RECORDS FOR THIS TASK ->
▬▬▬▬▬▬

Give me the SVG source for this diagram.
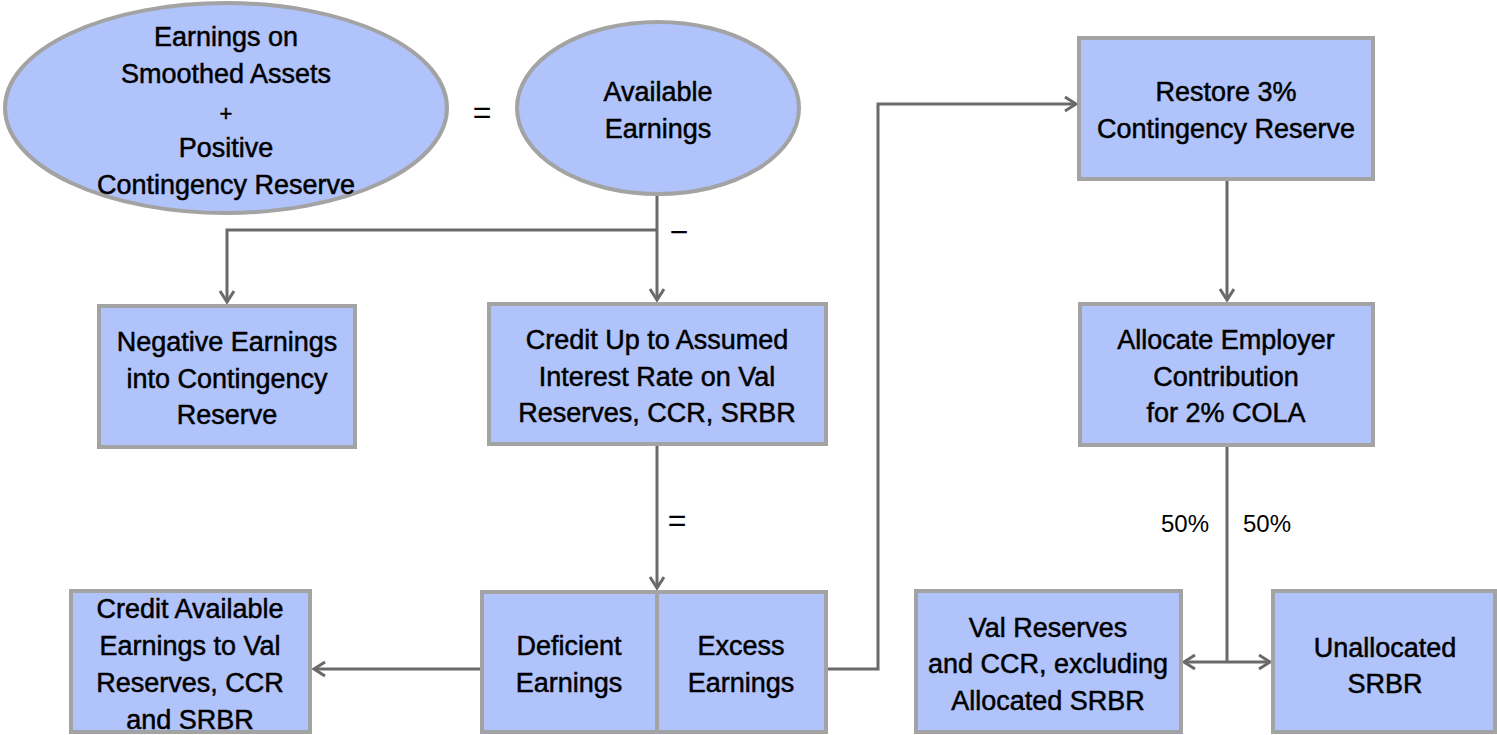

▬▬▬▬▬▬

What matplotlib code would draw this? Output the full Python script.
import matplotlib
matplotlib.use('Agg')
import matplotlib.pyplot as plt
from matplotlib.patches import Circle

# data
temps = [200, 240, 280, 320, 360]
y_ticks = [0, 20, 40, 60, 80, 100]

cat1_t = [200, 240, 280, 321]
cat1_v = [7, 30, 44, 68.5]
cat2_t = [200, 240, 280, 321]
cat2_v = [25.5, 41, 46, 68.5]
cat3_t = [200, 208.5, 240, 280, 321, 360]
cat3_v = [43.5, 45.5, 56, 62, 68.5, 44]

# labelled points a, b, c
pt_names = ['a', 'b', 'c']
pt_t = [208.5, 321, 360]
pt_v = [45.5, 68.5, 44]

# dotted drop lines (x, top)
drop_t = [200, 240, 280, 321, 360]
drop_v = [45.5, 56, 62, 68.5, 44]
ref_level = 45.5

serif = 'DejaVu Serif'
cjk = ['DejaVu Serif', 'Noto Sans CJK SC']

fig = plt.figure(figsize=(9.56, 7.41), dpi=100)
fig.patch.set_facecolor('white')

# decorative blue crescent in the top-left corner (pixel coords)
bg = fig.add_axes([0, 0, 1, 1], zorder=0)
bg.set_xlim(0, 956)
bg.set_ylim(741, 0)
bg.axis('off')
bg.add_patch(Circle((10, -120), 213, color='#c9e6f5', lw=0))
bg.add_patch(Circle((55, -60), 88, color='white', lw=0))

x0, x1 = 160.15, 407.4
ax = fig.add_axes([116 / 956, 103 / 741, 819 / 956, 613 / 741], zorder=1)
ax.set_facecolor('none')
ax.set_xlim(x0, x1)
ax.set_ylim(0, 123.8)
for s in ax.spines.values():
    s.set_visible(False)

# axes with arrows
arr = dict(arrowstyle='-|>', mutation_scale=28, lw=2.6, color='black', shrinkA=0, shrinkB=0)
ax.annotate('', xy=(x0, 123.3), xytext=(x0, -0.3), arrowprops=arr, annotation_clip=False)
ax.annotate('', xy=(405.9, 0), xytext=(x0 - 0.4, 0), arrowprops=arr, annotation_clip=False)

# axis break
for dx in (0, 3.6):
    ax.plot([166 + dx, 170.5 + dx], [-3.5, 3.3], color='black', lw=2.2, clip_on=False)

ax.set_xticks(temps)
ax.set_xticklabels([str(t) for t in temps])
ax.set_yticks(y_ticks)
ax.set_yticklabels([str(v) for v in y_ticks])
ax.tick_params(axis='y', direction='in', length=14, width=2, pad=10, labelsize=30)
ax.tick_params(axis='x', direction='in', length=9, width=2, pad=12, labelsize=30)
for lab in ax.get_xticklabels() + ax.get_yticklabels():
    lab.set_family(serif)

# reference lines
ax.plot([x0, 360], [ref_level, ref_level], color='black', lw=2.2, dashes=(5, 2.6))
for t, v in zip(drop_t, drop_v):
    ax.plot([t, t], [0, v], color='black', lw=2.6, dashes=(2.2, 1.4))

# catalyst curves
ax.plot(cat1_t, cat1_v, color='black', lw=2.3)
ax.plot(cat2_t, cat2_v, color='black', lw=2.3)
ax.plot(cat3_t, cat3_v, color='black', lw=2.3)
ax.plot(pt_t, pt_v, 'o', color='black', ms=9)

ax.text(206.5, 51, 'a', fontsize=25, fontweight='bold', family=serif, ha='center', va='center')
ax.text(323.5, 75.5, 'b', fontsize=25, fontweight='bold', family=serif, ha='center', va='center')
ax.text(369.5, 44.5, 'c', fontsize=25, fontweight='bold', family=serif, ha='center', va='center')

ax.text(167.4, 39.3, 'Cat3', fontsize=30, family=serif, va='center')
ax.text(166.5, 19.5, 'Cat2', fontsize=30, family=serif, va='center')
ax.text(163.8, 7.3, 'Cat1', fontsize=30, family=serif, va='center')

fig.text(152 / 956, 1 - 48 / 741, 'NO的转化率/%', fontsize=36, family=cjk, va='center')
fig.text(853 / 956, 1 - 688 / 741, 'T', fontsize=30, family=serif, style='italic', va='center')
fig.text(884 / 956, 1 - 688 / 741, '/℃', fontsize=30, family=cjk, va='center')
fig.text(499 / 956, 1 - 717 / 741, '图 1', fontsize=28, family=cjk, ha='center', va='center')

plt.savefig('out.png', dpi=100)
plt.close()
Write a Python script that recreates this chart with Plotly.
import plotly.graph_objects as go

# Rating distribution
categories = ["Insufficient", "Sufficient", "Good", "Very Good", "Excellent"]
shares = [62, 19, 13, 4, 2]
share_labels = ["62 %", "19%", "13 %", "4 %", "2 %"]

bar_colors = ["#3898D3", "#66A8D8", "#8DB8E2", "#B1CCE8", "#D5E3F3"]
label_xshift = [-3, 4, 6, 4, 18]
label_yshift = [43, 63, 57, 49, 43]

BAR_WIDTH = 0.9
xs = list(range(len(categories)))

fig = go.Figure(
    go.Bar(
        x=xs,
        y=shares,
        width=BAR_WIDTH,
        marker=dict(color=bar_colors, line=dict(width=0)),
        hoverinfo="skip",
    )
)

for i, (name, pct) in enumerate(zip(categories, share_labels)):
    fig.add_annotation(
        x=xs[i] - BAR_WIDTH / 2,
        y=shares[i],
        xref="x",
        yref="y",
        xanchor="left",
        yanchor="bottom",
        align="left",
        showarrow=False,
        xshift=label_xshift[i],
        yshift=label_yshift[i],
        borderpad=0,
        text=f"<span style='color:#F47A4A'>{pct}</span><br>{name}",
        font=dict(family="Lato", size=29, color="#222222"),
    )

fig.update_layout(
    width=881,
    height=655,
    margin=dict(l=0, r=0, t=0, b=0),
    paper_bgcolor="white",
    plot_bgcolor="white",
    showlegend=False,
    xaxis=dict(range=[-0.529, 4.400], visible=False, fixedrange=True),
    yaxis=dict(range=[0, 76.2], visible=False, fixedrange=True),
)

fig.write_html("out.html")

▬▬▬▬▬▬

REQUIREMENTS -> Scan the records for the string "Python". Copy each line in which it appears.

FULL RESPONSE ->
What matplotlib code would draw this? Output the full Python script.
Write a Python script that recreates this chart with Plotly.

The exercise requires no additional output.